How To Promote Productivity In The Office
Employee productivity is no longer based on hours spent staring at a computer screen — but the amount of time workers are doing their best thinking alone and in collaboration with colleagues.
Well-designed spaces, smart time management, along with happiness and motivation all interplay to help employees perform their best on the job. Here are a few tips to ensure that employees are on their A game and the office is a well-oiled machine.
A MIX OF SPACES
A mix of individual and group work spaces ensures that employees can tackle different types of tasks throughout the day. “For most professionals they have both individual and collaborative work that they have to do and both require very different skills and levels of concentration,” says space strategist Stevie Toepke of Flourish Spaces. “And that is where a really well-designed space can make all the difference.”
Spaces that are focused on collaboration 24/7 detract from focused individual work, and old-school models where employees are walled off in cubicles discourages working together. “Making sure you have a work space that accounts for both of those needs is very important,” says Toepke.
To find balance in open-concept offices, there should be places where employees can get away. Private spaces are important for people who are introverted or perform better alone, or for difficult discussions between colleagues. In workplaces with closed-off cubicles, create cozy spaces where employees can hang out and chat throughout the work day.
KEEP THEM MOVING
More and more companies are moving away from traditional office layouts with assigned seating.
“If you want to encourage collaboration that is something as an employer you might look at, not having assigned seating and allowing people to move around and talk to each other openly” says career and business coach Crystal Marsh of Crystal Marsh Coaching.
A variety of postures — standing, sitting, and even lounging — are important to keep employees physically active and mentally stimulated throughout the day. Standing desks give employees the flexibility to change positions, so they aren’t hunched over their computers for 8 hours.
MAKE MINUTES COUNT
Increase the amount of work done in the day by embracing time management methods like the Pomodoro Technique.

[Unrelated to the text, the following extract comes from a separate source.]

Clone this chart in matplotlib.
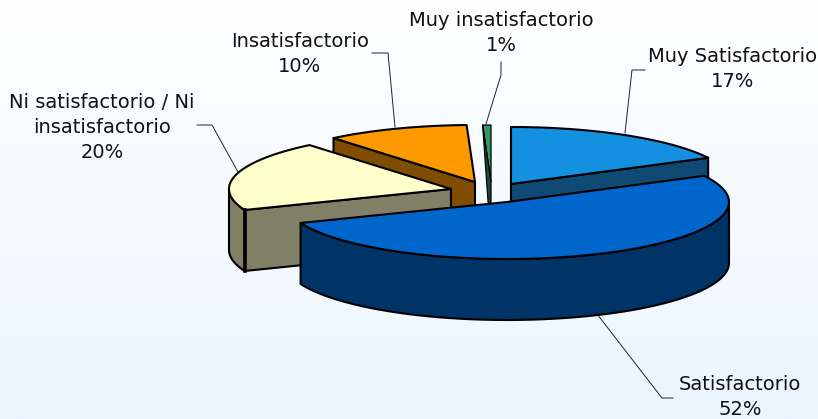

“We lose a lot of our productivity to something called ‘context switching.’ If we switch to something for a few seconds it takes time for our mind to readjust to a new task,” says Marsh. “Working for four hours you may only be productive for two-and-a-half hours because you are switching back and forth.”
Set a timer for 25 minutes and work without distraction and then take a 5-minute break. Do this exercise four times so that it amounts to two hours. To successfully embrace this time management method close tabs on your computer, hide your phone and let colleagues know that you can’t be interrupted.

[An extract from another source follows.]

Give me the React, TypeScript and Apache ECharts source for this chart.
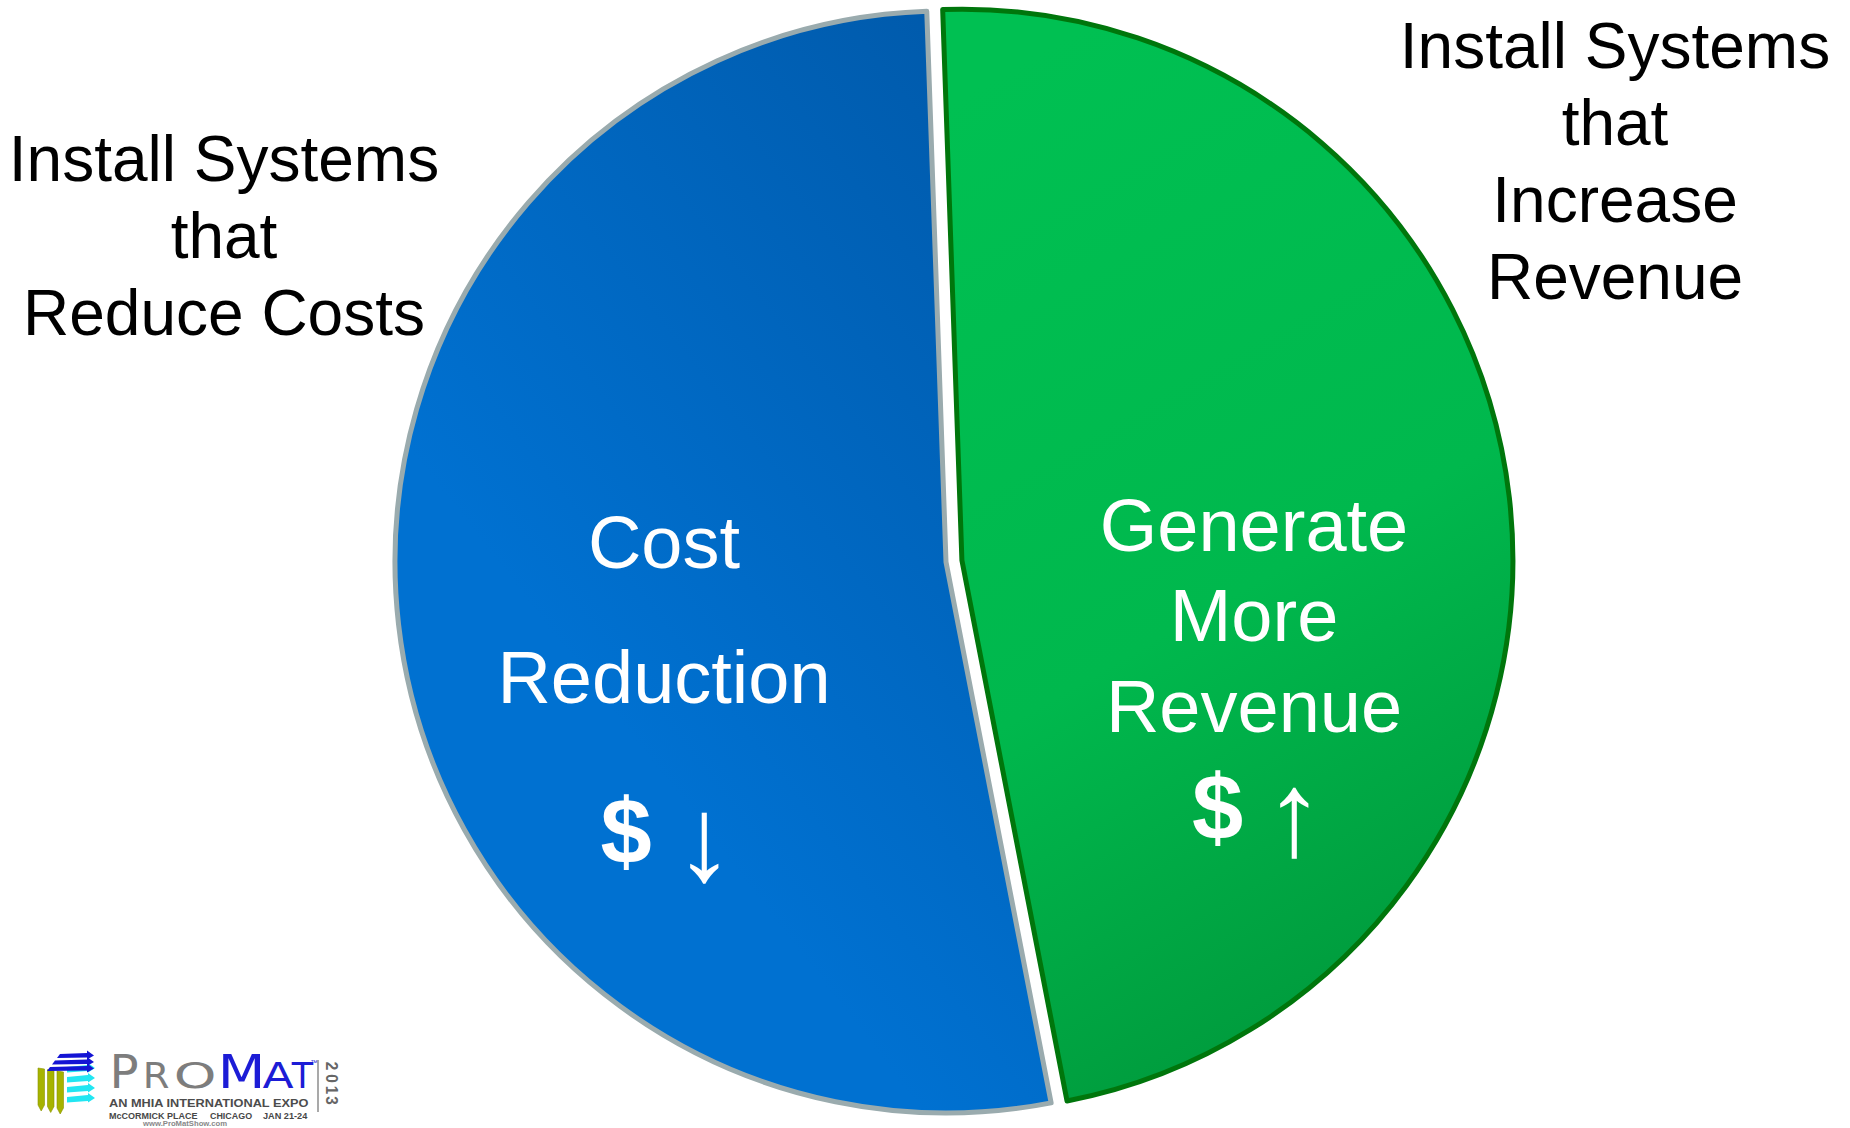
import React, { useEffect, useRef } from 'react';
import * as echarts from 'echarts';

const sliceNames = ['Generate More Revenue', 'Cost Reduction'];
const sliceValues = [47.5, 52.5];
const sliceTextLines = [['Generate', 'More', 'Revenue'], ['Cost', 'Reduction']];
const sliceSigns = ['$', '$'];
const sliceArrows = ['\u2191', '\u2193'];
const sideNotes = [
  ['Install Systems', 'that', 'Increase', 'Revenue'],
  ['Install Systems', 'that', 'Reduce Costs'],
];
const logoWord = ['P', 'R', 'O', 'M', 'A', 'T'];
const logoYear = ['2', '0', '1', '3'];
const logoLines = ['AN MHIA INTERNATIONAL EXPO', 'McCORMICK PLACE', 'CHICAGO', 'JAN 21-24', 'www.ProMatShow.com'];

const FONT = '"Liberation Sans", Arial, Helvetica, sans-serif';

function txt(text: string, x: number, y: number, extra: any = {}, el: any = {}) {
  return {
    type: 'text',
    z: 100,
    ...el,
    style: {
      text,
      x,
      y,
      fill: '#ffffff',
      fontFamily: FONT,
      align: 'center',
      textAlign: 'center',
      verticalAlign: 'middle',
      textVerticalAlign: 'middle',
      ...extra,
    },
  };
}

function buildOption() {
  const blueFill = new echarts.graphic.LinearGradient(0.85, 0, 0.35, 0.65, [
    { offset: 0, color: '#005aab' },
    { offset: 1, color: '#0071d1' },
  ]);
  const greenFill = new echarts.graphic.LinearGradient(0.3, 0, 0.6, 1, [
    { offset: 0, color: '#00c052' },
    { offset: 0.55, color: '#00b84d' },
    { offset: 1, color: '#00983b' },
  ]);
  const styles = [
    { color: greenFill, borderColor: '#00760c', borderWidth: 5 },
    { color: blueFill, borderColor: '#9aabae', borderWidth: 5 },
  ];

  const data = sliceNames.map((name, i) => ({
    name,
    value: sliceValues[i],
    selected: i === 0,
    itemStyle: styles[i],
    select: { itemStyle: styles[i] },
  }));

  const graphics: any[] = [];

  // in-slice labels
  const lineCx = [1254, 664];
  const lineCy = [[525, 615, 706], [542, 677]];
  const signPos = [[1217.5, 807], [626, 831]];
  const arrowPos = [[1294.5, 812.5], [704.5, 837.5]];
  sliceTextLines.forEach((lines, i) => {
    lines.forEach((l, j) => {
      graphics.push(txt(l, lineCx[i], lineCy[i][j], { fontSize: 74 }));
    });
    graphics.push(txt(sliceSigns[i], signPos[i][0], signPos[i][1], { fontSize: 92, fontWeight: 'bold' }));
    graphics.push(txt(sliceArrows[i], arrowPos[i][0], arrowPos[i][1], { fontSize: 120, fontWeight: 'normal' }));
  });

  // side notes
  graphics.push(txt(sideNotes[0].join('\n'), 1615, 161.5, { fill: '#000000', fontSize: 64, lineHeight: 77 }));
  graphics.push(txt(sideNotes[1].join('\n'), 224, 236, { fill: '#000000', fontSize: 64, lineHeight: 77 }));

  // logo icon
  const yg = '#a6b300';
  const cyan = '#22e6f2';
  const blue = '#1414d4';
  [0, 1, 2].forEach((i) => {
    const x = 38 + i * 9.5;
    const top = 1068 + i * 1.5;
    const bot = 1105 + i * 1.5;
    graphics.push({
      type: 'polygon',
      z: 100,
      shape: { points: [[x, top], [x + 6.5, top + 1], [x + 6.5, bot], [x + 3.2, bot + 6], [x, bot]] },
      style: { fill: yg, stroke: '#8a9400', lineWidth: 0.6 },
    });
  });
  [0, 1, 2, 3].forEach((i) => {
    const y = 1066 + i * 10;
    graphics.push({
      type: 'polygon',
      z: 100,
      shape: { points: [[67, y + 1], [88, y - 1], [88, y - 3], [95, y + 2], [88, y + 6.5], [88, y + 5], [67, y + 6.5]] },
      style: { fill: cyan },
    });
  });
  [0, 1, 2].forEach((i) => {
    const y = 1054 + i * 6.5;
    const x0 = 60 - i * 5;
    graphics.push({
      type: 'polygon',
      z: 100,
      shape: { points: [[x0, y], [87, y - 1], [87, y - 3.5], [94, y + 1.5], [87, y + 5.5], [87, y + 3.5], [x0 - 3, y + 4]] },
      style: { fill: blue },
    });
  });

  // logo word
  const letterCx = [124, 156, 195, 241.5, 278, 302.5];
  const letterSize = [46, 35, 35, 46, 35, 35];
  const letterColor = ['#7d7d7d', '#7d7d7d', '#7d7d7d', '#1c1cd6', '#1c1cd6', '#1c1cd6'];
  const letterScale = [1.05, 1.1, 1.55, 1.2, 1.3, 1.0];
  logoWord.forEach((ch, i) => {
    graphics.push(
      txt(
        ch,
        0,
        0,
        { fill: letterColor[i], fontSize: letterSize[i], fontFamily: '"DejaVu Sans", "Liberation Sans", sans-serif' },
        { x: letterCx[i], y: 1088 - 0.3465 * letterSize[i], scaleX: letterScale[i] }
      )
    );
  });
  graphics.push(txt('\u2122', 314, 1062, { fill: '#1c1cd6', fontSize: 7 }));
  graphics.push({
    type: 'line',
    z: 100,
    shape: { x1: 318, y1: 1060, x2: 318, y2: 1112 },
    style: { stroke: '#8c8c8c', lineWidth: 1.5 },
  });
  const yearY = [1066, 1078.5, 1090, 1100.5];
  logoYear.forEach((d, i) => {
    graphics.push(
      txt(d, 0, 0, { fill: '#666666', fontSize: 17, fontWeight: 'bold' }, { x: 332, y: yearY[i], rotation: -Math.PI / 2, scaleX: 0.9 })
    );
  });
  const lineX = [109, 109, 210, 263, 143];
  const lineY = [1103, 1116, 1116, 1116, 1124];
  const lineSize = [11.5, 8.5, 8.5, 8.5, 7];
  const lineScale = [1.11, 1.06, 1.05, 1.08, 1.1];
  const lineColor = ['#4c4c4c', '#474747', '#474747', '#474747', '#888888'];
  logoLines.forEach((t, i) => {
    graphics.push(
      txt(
        t,
        0,
        0,
        { fill: lineColor[i], fontSize: lineSize[i], fontWeight: 'bold', align: 'left', textAlign: 'left' },
        { x: lineX[i], y: lineY[i], scaleX: lineScale[i] }
      )
    );
  });

  return {
    animation: false,
    backgroundColor: '#ffffff',
    series: [
      {
        type: 'pie',
        z: 2,
        center: [946, 562],
        radius: 551,
        startAngle: 92,
        clockwise: true,
        selectedMode: 'single',
        selectedOffset: 16,
        emphasis: { disabled: true },
        label: { show: false },
        labelLine: { show: false },
        data,
      },
    ],
    graphic: { elements: graphics },
  };
}

export default function App() {
  const ref = useRef<HTMLDivElement>(null);
  useEffect(() => {
    document.body.style.margin = '0';
    if (!ref.current) return;
    const chart = echarts.init(ref.current, undefined, { renderer: 'svg' });
    chart.setOption(buildOption() as any);
    return () => {
      chart.dispose();
    };
  }, []);
  return <div ref={ref} style={{ width: 1850, height: 1128 }} />;
}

Promote interaction among workers by creating collision points throughout the office. The water cooler, coffee machine and elevator are places of natural convergence where employees share information and connect over ideas. Toepke suggests creating sitting areas and perches near these natural collision points to encourage formal discussions between workers, so they can sit and chat for awhile.
“To encourage collaboration, employers can set up meetings or mixers,” adds Marsh. Or do things the old-fashioned way. “Starting relationships is the best approach. Get to know your coworkers and allow things to develop organically.”
MAKE (GOOD) NOISE
The right amount of noise has been shown to increase productivity within the workplace. In a study published by Oxford University Press, it was found that background noise triggers abstract thinking and enhances creativity. If you are looking to experiment with sound and productivity in your workplace, just pop in your ear buds and head over to Coffitivity to listen to an ambient soundtrack.
“You want enough of a buzz but not so much that it takes people away from the conversations they need to have,” says Toepke.
If the office is too boisterous, mask sound with white noise machines or laid-back music. Or look to furniture and decor to help soften sounds. Noise absorbing panels can double as art work, and companies like BuzziSpace have a line of stylish contemporary furniture that absorbs sound.
LET THE LIGHT IN
“Light is naturally going to affect productivity especially in terms of innovative high-quality idea generation,” says Toepke.
A recent study reveals that employees that work in offices that are illuminated by natural light report an 84 percent drop in eyestrain, headaches and blurred vision. Poorly lit offices without windows, harsh fluorescent lighting, and computer screens can have negative affects on the psyche and health.
“The study found that optimizing the amount of natural light in an office significantly improves health and wellness among workers, leading to gains in productivity,” says Alan Hedge, a professor in the Department of Design and Environmental Analysis at Cornell who conducted the study. “As companies increasingly look to empower their employees to work better and be healthier, it is clear that placing them in office spaces with optimal natural light should be one of their first considerations.”